The yardwork went smoothly after that. I grabbed the garden hose to give the yard & patio a good rinse, only to have the spraygun self-destruct in my hand (soaking me in the process).

What a day! And it's only 7am at this point!

"That does it!" I yelled, and stormed off into the house to towel off. I made a mental note to head to Canadian Tire around 10am to buy a new spraygun... To kill a bit of time, I flipped on the shortwave radio. I figured it'd be deadsville (as daytime propagation is supposedly limited in this neck of the woods), but was able to pick up a few stations such as Radio Marti, Radio Havana, and China Radio International.

10am rolled around, and I hopped the bus to Garden City Shopping Center. Hit the Salvation Army Thrift store first, nearly got hit a couple of times in the parking lot (women driving while talking on their cellphones), and headed to Canadian Tire.

I swear, the place was absofuckinglutely packed with people - as though all of Winnipeg were there.

"Hmmph," I scoffed out loud, "They must have a sale on!", which got me the usual stares.

Now, I hate crowds with a passion unbridled by reason, so I tried to find the Home & Garden section as quickly as I could (they've remodeled & reorganized). I found what I was after, grabbed it, and made my way to the cashiers' area, hoping to beat the rest of the city there.

En route, I heard someone yell "Hey buddy!". I ignored it, thinking they were calling someone else.

"Hey, Schweini!" called the voice.

"Schweini" is the nickname of Bayern Munich's midfielder Bastian Schweinsteiger, my favourite footballer, whose jersey I just happened to be wearing at the time... noting that the shout was meant for me, I stopped, turned around, and saw a man running toward me.

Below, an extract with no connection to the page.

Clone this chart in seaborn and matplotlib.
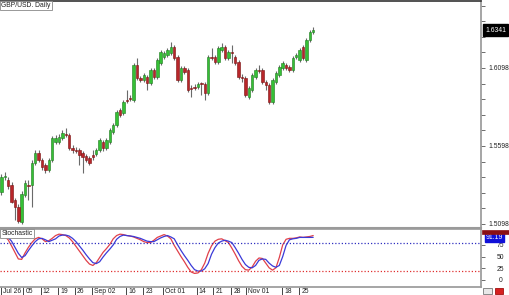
import numpy as np
import pandas as pd
import matplotlib
matplotlib.use("Agg")
import matplotlib.pyplot as plt
import seaborn as sns
from matplotlib.transforms import ScaledTranslation, blended_transform_factory
from matplotlib.patches import Rectangle

# ---------------- data ----------------
opens = [1.5303, 1.5399, 1.5380, 1.5348, 1.5252, 1.5207, 1.5111, 1.5284, 1.5348, 1.5348,
         1.5489, 1.5553, 1.5508, 1.5476, 1.5444, 1.5508, 1.5624, 1.5624, 1.5649, 1.5675,
         1.5669, 1.5585, 1.5572, 1.5572, 1.5553, 1.5534, 1.5521, 1.5540, 1.5547, 1.5572,
         1.5624, 1.5585, 1.5624, 1.5688, 1.5733, 1.5829, 1.5810, 1.5893, 1.5906, 1.5893,
         1.6117, 1.6034, 1.6021, 1.6040, 1.6002, 1.6085, 1.6040, 1.6130, 1.6169, 1.6181,
         1.6194, 1.6233, 1.6169, 1.6021, 1.6098, 1.6085, 1.5970, 1.5976, 1.5976, 1.6002,
         1.5996, 1.5938, 1.6169, 1.6169, 1.6136, 1.6213, 1.6233, 1.6162, 1.6201, 1.6169,
         1.6136, 1.6040, 1.6034, 1.5912, 1.5957, 1.6040, 1.6085, 1.6085, 1.6008, 1.5989,
         1.5880, 1.6008, 1.6053, 1.6098, 1.6117, 1.6104, 1.6085, 1.6169, 1.6149, 1.6233,
         1.6149, 1.6278, 1.6329]
highs = [1.5419, 1.5431, 1.5399, 1.5367, 1.5265, 1.5226, 1.5310, 1.5380, 1.5380, 1.5508,
         1.5572, 1.5572, 1.5521, 1.5489, 1.5521, 1.5662, 1.5669, 1.5675, 1.5701, 1.5713,
         1.5681, 1.5604, 1.5592, 1.5585, 1.5566, 1.5547, 1.5534, 1.5572, 1.5585, 1.5649,
         1.5637, 1.5649, 1.5713, 1.5746, 1.5829, 1.5842, 1.5893, 1.5957, 1.5925, 1.6130,
         1.6162, 1.6047, 1.6066, 1.6053, 1.6098, 1.6098, 1.6162, 1.6213, 1.6207, 1.6226,
         1.6265, 1.6245, 1.6181, 1.6111, 1.6111, 1.6098, 1.5989, 1.5996, 1.6008, 1.6008,
         1.6008, 1.6181, 1.6226, 1.6181, 1.6239, 1.6258, 1.6245, 1.6213, 1.6245, 1.6181,
         1.6149, 1.6060, 1.6047, 1.5983, 1.6066, 1.6098, 1.6117, 1.6098, 1.6021, 1.6002,
         1.6034, 1.6079, 1.6117, 1.6143, 1.6130, 1.6117, 1.6175, 1.6194, 1.6226, 1.6245,
         1.6290, 1.6342, 1.6361]
lows = [1.5284, 1.5380, 1.5322, 1.5233, 1.5124, 1.5104, 1.5098, 1.5271, 1.5252, 1.5207,
        1.5476, 1.5496, 1.5444, 1.5425, 1.5431, 1.5496, 1.5611, 1.5611, 1.5637, 1.5656,
        1.5572, 1.5553, 1.5553, 1.5476, 1.5425, 1.5496, 1.5476, 1.5508, 1.5534, 1.5560,
        1.5566, 1.5572, 1.5611, 1.5675, 1.5720, 1.5784, 1.5797, 1.5874, 1.5886, 1.5880,
        1.6021, 1.6008, 1.6008, 1.5957, 1.5989, 1.6028, 1.6028, 1.6117, 1.6156, 1.6169,
        1.6181, 1.6149, 1.6008, 1.6008, 1.6060, 1.5944, 1.5912, 1.5957, 1.5964, 1.5925,
        1.5893, 1.5925, 1.6149, 1.6124, 1.6124, 1.6201, 1.6149, 1.6149, 1.6130, 1.6117,
        1.6028, 1.6008, 1.5912, 1.5899, 1.5944, 1.6028, 1.6066, 1.5996, 1.5957, 1.5867,
        1.5867, 1.5996, 1.6040, 1.6085, 1.6085, 1.6072, 1.6072, 1.6156, 1.6136, 1.6149,
        1.6136, 1.6265, 1.6316]
closes = [1.5399, 1.5406, 1.5341, 1.5239, 1.5207, 1.5117, 1.5290, 1.5361, 1.5341, 1.5489,
          1.5553, 1.5508, 1.5463, 1.5444, 1.5508, 1.5649, 1.5649, 1.5656, 1.5681, 1.5669,
          1.5585, 1.5572, 1.5566, 1.5540, 1.5528, 1.5508, 1.5489, 1.5528, 1.5572, 1.5637,
          1.5585, 1.5637, 1.5701, 1.5733, 1.5816, 1.5797, 1.5880, 1.5886, 1.5899, 1.6117,
          1.6034, 1.6021, 1.6053, 1.6002, 1.6085, 1.6040, 1.6149, 1.6201, 1.6194, 1.6213,
          1.6233, 1.6162, 1.6021, 1.6098, 1.6072, 1.5957, 1.5964, 1.5970, 1.5996, 1.5996,
          1.5938, 1.6169, 1.6162, 1.6136, 1.6226, 1.6233, 1.6162, 1.6201, 1.6194, 1.6130,
          1.6040, 1.6034, 1.5925, 1.5970, 1.6053, 1.6085, 1.6079, 1.6008, 1.5989, 1.5880,
          1.6021, 1.6066, 1.6104, 1.6130, 1.6098, 1.6085, 1.6162, 1.6181, 1.6213, 1.6162,
          1.6278, 1.6329, 1.6341]

stoch_blue = [93, 92, 91, 83, 70, 57, 48, 52, 63, 73, 82, 88, 89, 86, 82, 85, 88, 94, 96, 96,
              94, 89, 82, 73, 64, 54, 45, 37, 35, 39, 49, 58, 66, 75, 87, 93, 96, 95, 94, 93,
              91, 89, 86, 83, 82, 82, 86, 90, 93, 95, 92, 88, 75, 63, 52, 42, 31, 22, 19, 19,
              24, 35, 55, 69, 79, 83, 85, 83, 80, 69, 57, 44, 33, 27, 26, 31, 42, 45, 44, 36,
              30, 27, 31, 50, 74, 86, 88, 89, 91, 91, 91, 91, 91.19]
stoch_red = [95, 93, 86, 73, 59, 45, 44, 58, 70, 80, 88, 91, 88, 82, 84, 89, 95, 98, 97, 95,
             90, 82, 72, 62, 52, 42, 34, 31, 37, 48, 59, 67, 76, 88, 95, 98, 97, 95, 94, 92,
             89, 86, 82, 80, 80, 85, 91, 94, 97, 94, 88, 74, 62, 50, 39, 27, 17, 14, 15, 22,
             36, 57, 73, 83, 87, 88, 84, 80, 68, 55, 41, 29, 22, 21, 28, 40, 47, 46, 36, 26,
             21, 26, 48, 75, 87, 89, 89, 90, 92, 91, 92, 93, 95]

date_ticks = [0, 6.5, 11.6, 16.8, 21.7, 26.8, 36.8, 41.9, 47.8, 57.6, 62.5, 67.8, 72.2, 82.9, 87.9]
date_labels = ["Jul 26", "05", "12", "19", "26", "Sep 02", "16", "23", "Oct 01",
               "14", "21", "28", "Nov 01", "18", "25"]

price_labels = [1.5098, 1.5598, 1.6098]
stoch_levels = [0, 25, 50, 75]
last_price = 1.6341
last_stoch = 91.19

# ---------------- style ----------------
sns.set_theme(style="white")
plt.rcParams["font.family"] = ["Liberation Sans", "DejaVu Sans"]
FS = 4.9
GREY = "#9a9a9a"

W, H = 510, 295
fig = plt.figure(figsize=(W / 100, H / 100), dpi=100)
ax = fig.add_axes([0, 1 - 228 / H, 481 / W, 227 / H])
ax2 = fig.add_axes([0, 1 - 286.5 / H, 481 / W, 57.5 / H], sharex=ax)

df = pd.DataFrame({"i": np.arange(len(opens)), "open": opens, "high": highs,
                   "low": lows, "close": closes})
df["up"] = df["close"] >= df["open"]
df["bottom"] = df[["open", "close"]].min(axis=1)
df["height"] = (df["close"] - df["open"]).abs()

# wicks
ax.vlines(df["i"], df["low"], df["high"], color="#6a6a6a", lw=0.8, zorder=2)
up = df[df["up"]]
dn = df[~df["up"]]
ax.bar(up["i"], up["height"], bottom=up["bottom"], width=0.72, color="#35c035",
       edgecolor="#1e7a1e", lw=0.4, zorder=3)
ax.bar(dn["i"], dn["height"], bottom=dn["bottom"], width=0.72, color="#b8262a",
       edgecolor="#7a1010", lw=0.4, zorder=3)

# price axis on the right
ax.yaxis.tick_right()
ax.set_yticks(price_labels)
ax.set_yticklabels([f"{v:.4f}" for v in price_labels])
ax.set_yticks(np.round(np.arange(1.5098, 1.652, 0.01), 4), minor=True)
ax.tick_params(axis="y", which="both", direction="out", length=3, width=0.6,
               color="#555555", labelsize=FS, pad=2, labelcolor="#222222",
               right=True, left=False)
ax.tick_params(axis="x", which="both", bottom=False, labelbottom=False)
ax.set_xlim(-0.4, 141.5)
ax.set_ylim(1.5072, 1.6527)
ax.set_xlabel("")
ax.set_ylabel("")
ax.spines["left"].set_visible(False)
ax.spines["top"].set_color("#333333")
ax.spines["top"].set_linewidth(1.2)
ax.spines["right"].set_color(GREY)
ax.spines["bottom"].set_color(GREY)
ax.spines["bottom"].set_linewidth(1.5)

# last price box
tr = blended_transform_factory(ax.transAxes, ax.transData)
ax.text(1.0 + 4 / 481, last_price, f"{last_price:.4f}", transform=tr, ha="left",
        va="center", color="white", fontsize=FS,
        bbox=dict(boxstyle="square,pad=0.3", fc="black", ec="black"), clip_on=False)

ax.text(0.003, 0.995, "GBP/USD. Daily", transform=ax.transAxes, ha="left", va="top",
        fontsize=FS, color="#222222",
        bbox=dict(boxstyle="square,pad=0.15", fc="white", ec="#888888", lw=0.6))

# ---------------- stochastic ----------------
st = pd.DataFrame({"i": np.arange(len(stoch_blue)), "%D": stoch_blue, "%K": stoch_red})
st_long = st.melt(id_vars="i", var_name="line", value_name="value")
sns.lineplot(data=st_long, x="i", y="value", hue="line",
             palette={"%D": "#3a3ad8", "%K": "#e0404a"}, hue_order=["%K", "%D"],
             legend=False, lw=0.9, ax=ax2)
ax2.axhline(80, color="#3030c0", ls=(0, (1, 1.6)), lw=0.9)
ax2.axhline(20, color="#e03030", ls=(0, (1, 1.6)), lw=0.9)
ax2.yaxis.tick_right()
ax2.set_yticks(stoch_levels)
ax2.set_yticklabels([str(v) for v in stoch_levels])
ax2.set_ylim(-14, 109)
ax2.tick_params(axis="y", direction="out", length=3, width=0.6, color="#555555",
                labelsize=FS, pad=11, labelcolor="#222222", right=True, left=False)
for lab in ax2.get_yticklabels():
    lab.set_horizontalalignment("center")
ax2.set_xlabel("")
ax2.set_ylabel("")
for s in ax2.spines.values():
    s.set_color(GREY)
ax2.spines["left"].set_visible(False)
ax2.spines["top"].set_linewidth(1.2)

ax2.set_xticks(date_ticks)
ax2.set_xticklabels(date_labels)
ax2.tick_params(axis="x", direction="out", length=7, width=0.7, color="#444444",
                labelsize=FS, pad=-6, labelcolor="#222222", bottom=True)
off = ScaledTranslation(2 / 100, 0, fig.dpi_scale_trans)
for lab in ax2.get_xticklabels():
    lab.set_horizontalalignment("left")
    lab.set_transform(lab.get_transform() + off)
ax2.set_xlim(-0.4, 141.5)

# value boxes at the right edge of the stochastic panel
fig.patches.append(Rectangle((482 / W, 1 - 234 / H), 27 / W, 4 / H, transform=fig.transFigure,
                             fc="#8a0f14", ec="#8a0f14", lw=0.5))
tr2 = blended_transform_factory(ax2.transAxes, ax2.transData)
ax2.text(1.0 + 5 / 481, last_stoch, f"{last_stoch:.2f}", transform=tr2, ha="left",
         va="center", color="white", fontsize=FS,
         bbox=dict(boxstyle="square,pad=0.12", fc="#1010d8", ec="#1010d8"), clip_on=False)
ax2.text(0.003, 0.985, "Stochastic", transform=ax2.transAxes, ha="left", va="top",
         fontsize=FS, color="#222222",
         bbox=dict(boxstyle="square,pad=0.15", fc="white", ec="#888888", lw=0.6))

# small corner icons
fig.patches.append(Rectangle((483 / W, 1 - 294 / H), 9 / W, 6 / H, transform=fig.transFigure,
                             fc="#e8e8e8", ec="#777777", lw=0.6))
fig.patches.append(Rectangle((495 / W, 1 - 294 / H), 8 / W, 6 / H, transform=fig.transFigure,
                             fc="#d62020", ec="#a01010", lw=0.6))

fig.savefig("out.png", dpi=100, facecolor="white")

"Where did you get that jersey?" he asked.

"FC Bayern's website!" I lied proudly (actually bought it on eBay. I think it's a knock-off.).

"Are you a Bayern fan?" he asked.

"Oh yeah!", I said excitedly, "They're my favourite team!" (They are.)

"Mine too," he added.

Turns out, Jurgen started Winnipeg's Bayern Munich fan club, and they get together Saturday mornings for breakfast, and to watch the Bayern matches. He spoke excitedly of going to Bayern's training ground in Munich, meeting the players (including Schweinsteiger), and asked me if I ever planned to go to Munich. I told him "it's in the works", and he told me that since they're an official fan club, to let him know and they'd make the necessary arrangements to have me visit the training grounds in session! We exchanged numbers, and I'm gonna be joining the fan club.

As you can imagine, having a dream come that much closer to coming true does wonders for one's mood. It almost made me forget about the day's prior events.

Feeling sorta celebratory, I hopped the bus and headed home. The fuckin' crow was waiting for me - buzzed me a couple of times, but not as close as he had before... looking up to jeer at the bird, I noticed he had a gang of followers - a murder of at least six slightly smaller crows, all perched on or near the same tree, at the foot of which lay the body of a large grey squirrel - left as a warning to the rest of us. My suspicions, it seems, were confirmed... they're protecting their nest.

Which put further the kibosh on thoughts of revenge. I did have thoughts of staging a guerilla-theatre version of Alfred Hitchcock's The Birds, but it'd have to be a one-off, one-time only event.

Another thought crossed my mind with some amusement. Usually, there are several skaters who hang out at this particular streetcorner, who can usually be seen falling on their respective asses while trying out some stunt on their skateboards. I haven't seen them around for a couple of weeks... I wonder if the crows have scared them off? (Good crows!)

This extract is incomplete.